The key issues they want to solve are ad fraud and fake views. To achieve this, startups rely on the fact that data about visitors and ads stored on blockchain would be immutable and public. Advertisers could access it and, for example, analyse and block bot traffic. On top of that, blockchain tech could prevent ads from being accidentally published on extremist sites as nobody wants their ad published next to an ISIS video. Solving this problem would “help to restore trust and transparency at a time when it is most needed”, argues Direct Line Group’s managing director, Mark Evans. But this alone won’t be enough to fix the digital ads industry.

People are still suspicious of the authenticity of pictures and videos posted online. Who can guarantee that the picture of a hotel room they want to rent, or a bicycle they want to buy, is authentic? Blockchain developers claim they can, as several apps now verify the authenticity of digital pictures and videos. But still, authentic pictures could be posted by fake advertisers.
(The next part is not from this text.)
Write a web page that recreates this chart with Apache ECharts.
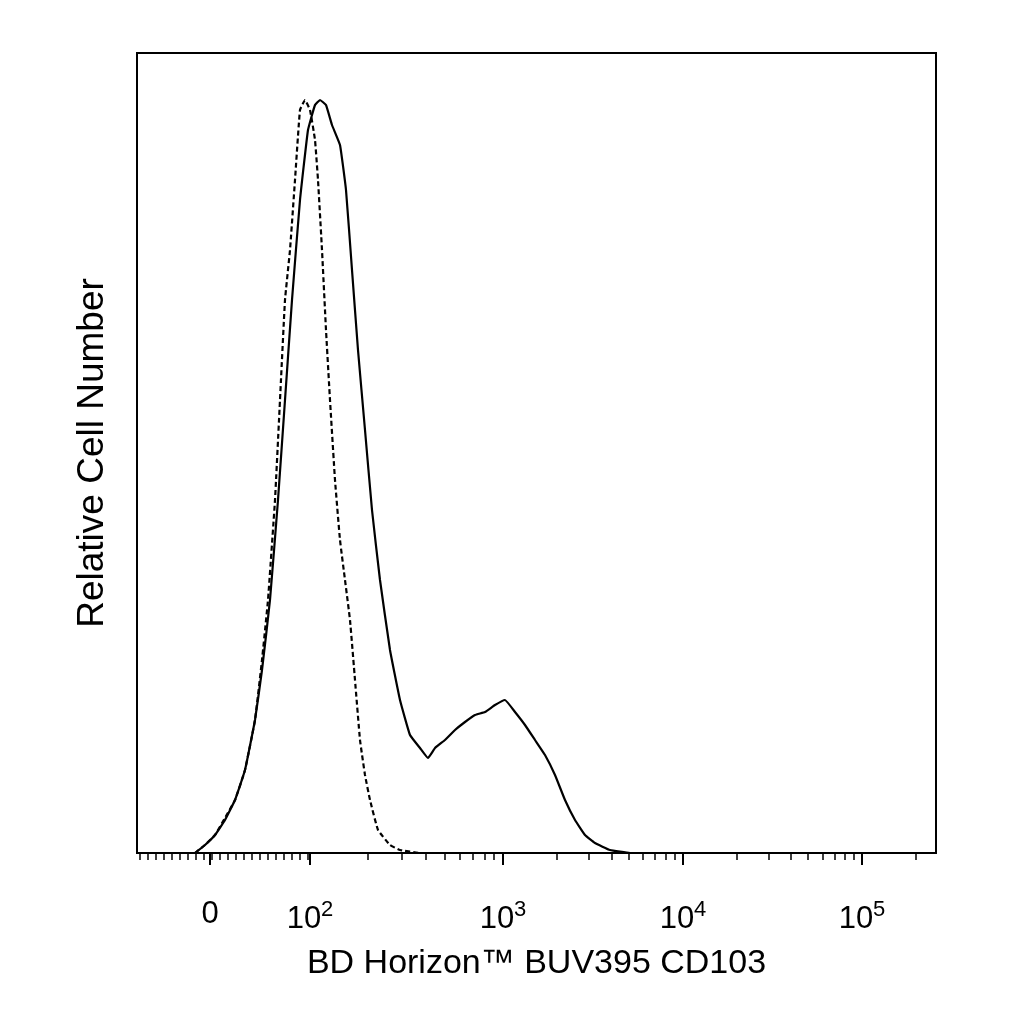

The tech author Paul Armstrong claims this can be solved, too, as “Blockchain, for example, gives you the opportunity to verify the identities of sellers or the authenticity of products, which could be huge for the luxury goods market and healthcare.” For example, producers such as Louis Vuitton could use blockchain technology to help customers verify the handbag they bought is genuine. But despite the optimism of blockchain advocates, there are many obstacles in the way.
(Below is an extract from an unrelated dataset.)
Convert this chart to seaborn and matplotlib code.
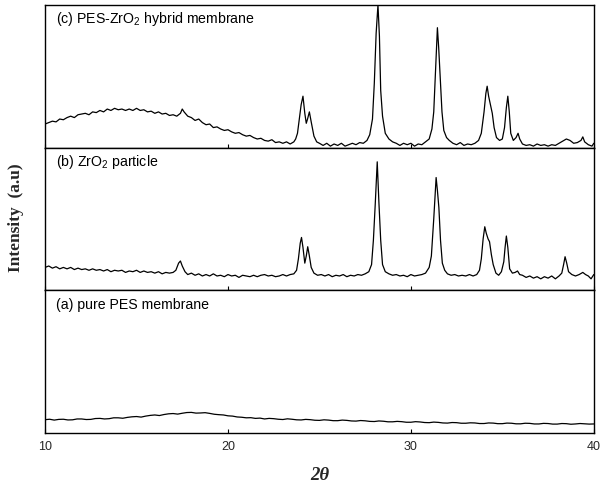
import matplotlib
matplotlib.use("Agg")
import matplotlib.pyplot as plt
import seaborn as sns
import pandas as pd

# ---- data (2theta, relative intensity) ----
c_x = [10.0,10.2,10.4,10.6,10.8,11.0,11.2,11.4,11.6,11.8,12.0,12.2,12.4,12.6,12.8,13.0,13.2,13.4,13.6,13.8,
       14.0,14.2,14.4,14.6,14.8,15.0,15.2,15.4,15.6,15.8,16.0,16.2,16.4,16.6,16.8,17.0,17.2,17.4,17.5,17.6,
       17.8,18.0,18.2,18.4,18.6,18.8,19.0,19.2,19.4,19.6,19.8,20.0,20.2,20.4,20.6,20.8,21.0,21.2,21.4,21.6,
       21.8,22.0,22.2,22.4,22.6,22.8,23.0,23.2,23.4,23.6,23.7,23.8,23.9,24.0,24.1,24.2,24.28,24.35,24.45,24.55,
       24.7,24.85,25.0,25.2,25.4,25.6,25.8,26.0,26.2,26.4,26.6,26.8,27.0,27.2,27.4,27.6,27.75,27.9,28.0,28.1,
       28.2,28.28,28.35,28.45,28.6,28.8,29.0,29.2,29.4,29.6,29.8,30.0,30.2,30.4,30.6,30.8,31.0,31.15,31.25,31.35,
       31.45,31.52,31.6,31.7,31.8,31.95,32.1,32.3,32.5,32.7,32.9,33.1,33.3,33.5,33.7,33.85,34.0,34.1,34.17,34.25,
       34.35,34.45,34.55,34.68,34.85,35.0,35.12,35.22,35.3,35.38,35.46,35.6,35.75,35.86,35.95,36.1,36.3,36.5,36.7,36.9,
       37.1,37.3,37.5,37.7,37.9,38.1,38.3,38.5,38.7,38.9,39.1,39.3,39.4,39.5,39.7,39.9,40.0]
c_y = [16.5,17.5,18.5,18,20,19.5,21,22,21,23,23.5,24,23,25,24.5,26,25,27,26,27.5,
       26.5,27,26,27,26,27.5,26,26.5,25,25.5,24,25,23.5,24,22.5,23,22,24,27,25,
       22,21,19,20,17.5,16,16.5,14,14.5,13,12,12.5,11,10,10.5,9,8,8.5,7,6,
       6.5,5,4.5,5.5,3.5,4,3,4,2.5,4,6,10,20,30,36,24,17,20,25,18,
       8,4,3,1.5,3,1,2.5,1.5,3,1,2,3,2,3.5,3,5,9,20,45,80,
       100,78,40,22,10,6,4,3,1.5,3,2,3,1,2.5,2,4,6,13,25,55,
       84,70,50,25,12,7,5,3,2,3.5,1.5,2.5,2,3,5,10,25,38,43,36,
       30,24,14,7,5,6,14,28,36,25,10,5,7,10,6,2.5,1.5,2,1,2.5,
       1.5,2,1,2,1.5,3,4.5,6,5,3,3.5,5,7.5,4,2,1,3]

b_x = [10.0,10.2,10.4,10.6,10.8,11.0,11.2,11.4,11.6,11.8,12.0,12.2,12.4,12.6,12.8,13.0,13.2,13.4,13.6,13.8,
       14.0,14.2,14.4,14.6,14.8,15.0,15.2,15.4,15.6,15.8,16.0,16.2,16.4,16.6,16.8,17.0,17.15,17.3,17.4,17.5,
       17.65,17.8,18.0,18.2,18.4,18.6,18.8,19.0,19.2,19.4,19.6,19.8,20.0,20.2,20.4,20.6,20.8,21.0,21.2,21.4,
       21.6,21.8,22.0,22.2,22.4,22.6,22.8,23.0,23.2,23.4,23.6,23.75,23.85,23.95,24.02,24.1,24.2,24.28,24.36,24.45,
       24.55,24.7,24.9,25.1,25.3,25.5,25.7,25.9,26.1,26.3,26.5,26.7,26.9,27.1,27.3,27.5,27.7,27.85,27.95,28.05,
       28.16,28.25,28.35,28.45,28.6,28.8,29.0,29.2,29.4,29.6,29.8,30.0,30.2,30.4,30.6,30.8,31.0,31.12,31.25,31.38,
       31.45,31.53,31.62,31.72,31.85,32.0,32.2,32.4,32.6,32.8,33.0,33.2,33.4,33.6,33.75,33.85,33.95,34.04,34.12,34.22,
       34.3,34.4,34.5,34.65,34.8,34.95,35.08,35.15,35.22,35.3,35.4,35.55,35.7,35.83,35.95,36.1,36.3,36.5,36.7,36.9,
       37.1,37.3,37.5,37.7,37.9,38.1,38.25,38.35,38.43,38.52,38.62,38.8,39.0,39.2,39.4,39.55,39.7,39.85,40.0]
b_y = [16,17,15.5,16.5,15,16,15,16,14.5,15.5,14.5,15,14,15,14,14.5,13.5,14.5,13,14,
       13.5,14,12.5,13.5,13,14,12.5,13.5,12.5,13,12,13,11.5,12.5,12,12.5,14,19,20.5,17,
       13,11,12,10.5,11.5,10,11,10,11.5,10,10.5,9.5,11,10,10.5,9,10.5,10,9.5,10.5,
       9.5,10.5,11,10,10.5,9.5,10,11,10,11,11.5,14,22,33,37,30,19,24,30.5,24,
       16,12,10.5,11,10,11,9.5,10.5,10,11,9.5,10.5,10,11,10.5,11.5,13,18,35,60,
       90,62,35,18,13,11.5,10.5,11,10,10.5,9.5,11,10,10.5,11,12,16,24,50,79,
       70,58,35,19,14,11.5,10.5,11,10,10.5,10,11,10,11,14,22,36,44.5,40,36,
       34,25,18,12,10.5,13,20,30,38,30,15,12,12.5,13.5,11,10.5,9,10,8.5,9.5,
       8,9.5,8.5,10,8,10,12,18,23.5,19,13,11,10,11,12.5,11,10,8,11]

a_x = [10.0,10.25,10.5,10.75,11.0,11.25,11.5,11.75,12.0,12.25,12.5,12.75,13.0,13.25,13.5,13.75,14.0,14.25,14.5,14.75,
       15.0,15.25,15.5,15.75,16.0,16.25,16.5,16.75,17.0,17.25,17.5,17.75,18.0,18.25,18.5,18.75,19.0,19.25,19.5,19.75,
       20.0,20.25,20.5,20.75,21.0,21.25,21.5,21.75,22.0,22.25,22.5,22.75,23.0,23.25,23.5,23.75,24.0,24.25,24.5,24.75,
       25.0,25.25,25.5,25.75,26.0,26.25,26.5,26.75,27.0,27.25,27.5,27.75,28.0,28.25,28.5,28.75,29.0,29.25,29.5,29.75,
       30.0,30.25,30.5,30.75,31.0,31.25,31.5,31.75,32.0,32.25,32.5,32.75,33.0,33.25,33.5,33.75,34.0,34.25,34.5,34.75,
       35.0,35.25,35.5,35.75,36.0,36.25,36.5,36.75,37.0,37.25,37.5,37.75,38.0,38.25,38.5,38.75,39.0,39.25,39.5,39.75,40.0]
a_y = [9.3,9.6,9.0,9.5,9.6,9.1,9.2,9.8,9.8,9.4,9.5,10.1,10.2,9.8,10.0,10.6,10.6,10.3,10.9,11.3,
       11.5,11.1,11.8,12.3,12.6,12.2,12.9,13.4,13.6,13.2,13.8,14.3,14.4,13.9,14.0,14.2,13.7,13.1,12.8,12.6,
       12.0,11.8,11.2,11.0,10.6,10.7,10.2,10.4,9.8,10.2,10.0,9.6,9.4,9.9,9.6,9.2,9.1,9.5,9.3,8.9,
       8.8,9.2,9.0,8.6,8.6,9.0,8.8,8.4,8.3,8.7,8.5,8.1,8.0,8.4,8.2,7.8,7.8,8.1,7.9,7.5,
       7.5,7.9,7.7,7.3,7.2,7.6,7.4,7.0,6.9,7.3,7.2,6.8,6.8,7.1,7.0,6.6,6.6,7.0,6.9,6.5,
       6.5,6.9,6.8,6.4,6.4,6.8,6.7,6.3,6.3,6.7,6.6,6.2,6.2,6.6,6.5,6.1,6.3,6.6,6.4,6.2,6.3]

labels = ["(c) PES-ZrO$_2$ hybrid membrane", "(b) ZrO$_2$ particle", "(a) pure PES membrane"]
xticks = [10, 20, 30, 40]

sns.set_style("ticks")
plt.rcParams["font.family"] = ["Liberation Sans", "DejaVu Sans"]
plt.rcParams["mathtext.fontset"] = "custom"
plt.rcParams["mathtext.rm"] = "Liberation Sans"
plt.rcParams["mathtext.it"] = "Liberation Sans:italic"
plt.rcParams["mathtext.bf"] = "Liberation Sans:bold"

fig, axes = plt.subplots(3, 1, figsize=(6.01, 4.87), dpi=100, sharex=True)
fig.subplots_adjust(left=0.075, right=0.988, top=0.99, bottom=0.111, hspace=0)

series = [(c_x, c_y), (b_x, b_y), (a_x, a_y)]
for ax, (xs, ys), lab in zip(axes, series, labels):
    df = pd.DataFrame({"two_theta": xs, "intensity": ys})
    sns.lineplot(data=df, x="two_theta", y="intensity", ax=ax, color="black", linewidth=0.9)
    ax.set_xlim(10, 40)
    ax.set_ylim(0, 100)
    ax.set_yticks([])
    ax.set_ylabel("")
    ax.set_xlabel("")
    for s in ax.spines.values():
        s.set_color("black")
        s.set_linewidth(1.0)
    ax.text(0.02, 0.9, lab, transform=ax.transAxes, fontsize=10.2, color="black",
            va="center", ha="left")
    ax.tick_params(axis="x", direction="in", length=3, color="black")

axes[-1].set_xticks(xticks)
axes[-1].set_xticklabels([str(t) for t in xticks], fontsize=9)
axes[-1].tick_params(axis="x", pad=6)

fig.text(0.026, 0.552, "Intensity  (a.u)", rotation=90, ha="center", va="center",
         fontsize=12.5, fontweight="bold", family=["Liberation Serif", "DejaVu Serif"])
fig.text(0.532, 0.024, "2\u03b8", ha="center", va="center", fontsize=13.5,
         fontweight="bold", fontstyle="italic", family=["Liberation Serif", "DejaVu Serif"])

fig.savefig("out.png", dpi=100)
Can blockchain replace Google and Facebook?

The key challenge is guaranteeing the validity of clicks that web owners report to advertisers. In the existing system, companies such as Google and Facebook act as the central authorities and ensure fair game. Replacing them with blockchain would be complicated. The only scenario in which that could be possible is if “many, many companies signed up to the same procedures”, says Atom Bank’s head of marketing, Neil Costello.
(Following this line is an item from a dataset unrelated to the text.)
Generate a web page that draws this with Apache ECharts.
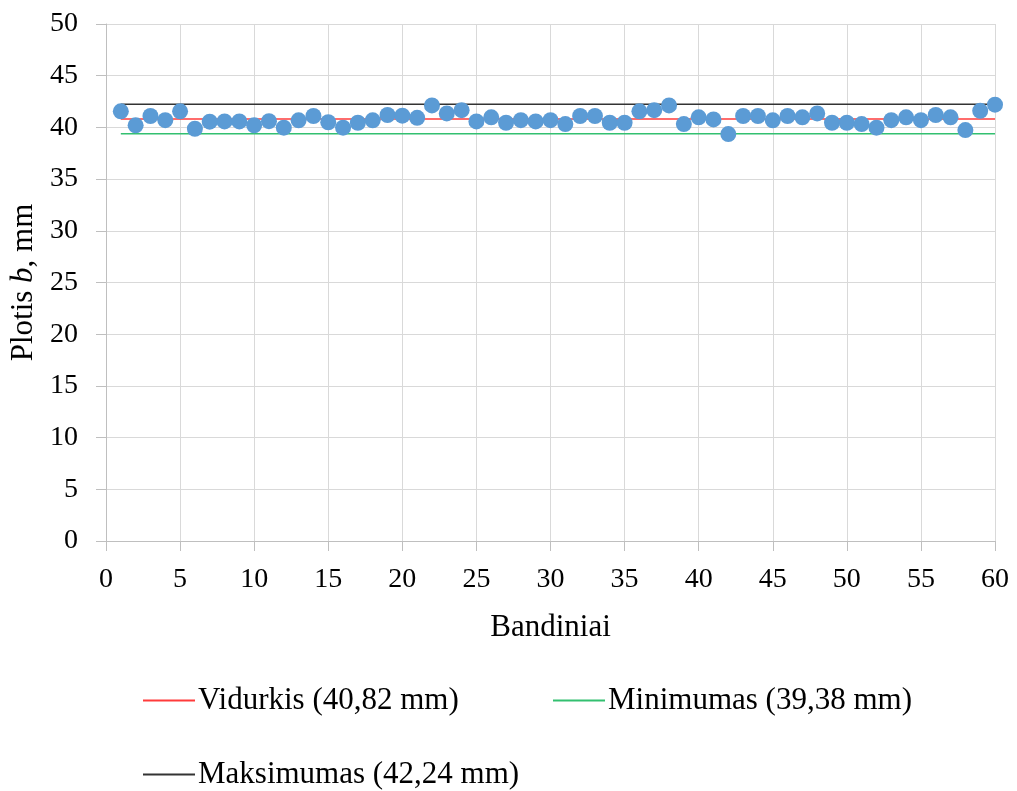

At the same time, ad reporting standards change often. Getting every participant of a particular blockchain to approve the change could be “time consuming and potentially not feasible”, explains Yoyo Wallet’s CEO, Alain Falys. And when it comes to storing customers’ data in blockchain, experts argue it’s a premature move as we don’t fully use even the advantages of existing centralised databases. Nevertheless, blockchain startups are popping up, and many have caught the attention of investors.

A blockchain app used across the globe – from Syrian war zones to Reddit forums

One of these is Truepic, which closed an $8 million Series A round of financing this year. Its software authenticates digital photos as it stores them in a digital vault, assigns a URL and a six-digit code, and logs them onto the Bitcoin blockchain. And when you receive a picture taken by the Truepic app, you’ll notice a code in its right-hand corner. Once you enter that code on the Truepic website, the original image taken at the moment of creation will appear. You’ll be notified if it’s been modified in any way. The app is used across the globe, from documenting war atrocities in Syria to ensuring the authenticity of pictures on e-commerce stores, real estate websites, or even Reddit forums. The demand for this app shows how deeply people distrust online content.

Don’t underestimate the change that’s about to come

And as fake pictures and videos flood the internet, blockchain appears to be the solution we’ve been waiting for. Companies could use it to prove their marketing claims and regain people’s trust. At the same time, the absolute transparency blockchain entails could fix the digital ads industry that’s swarmed by bot traffic and shady practices. And while many businesses are understandably wary of using an unproven technology, the world is changing fast. Savvy entrepreneurs would do well to at least stay curious about the latest trends. As Bill Gates says, “We always … underestimate the change that will occur in the next ten [years]. Don’t let yourself be lulled into inaction.”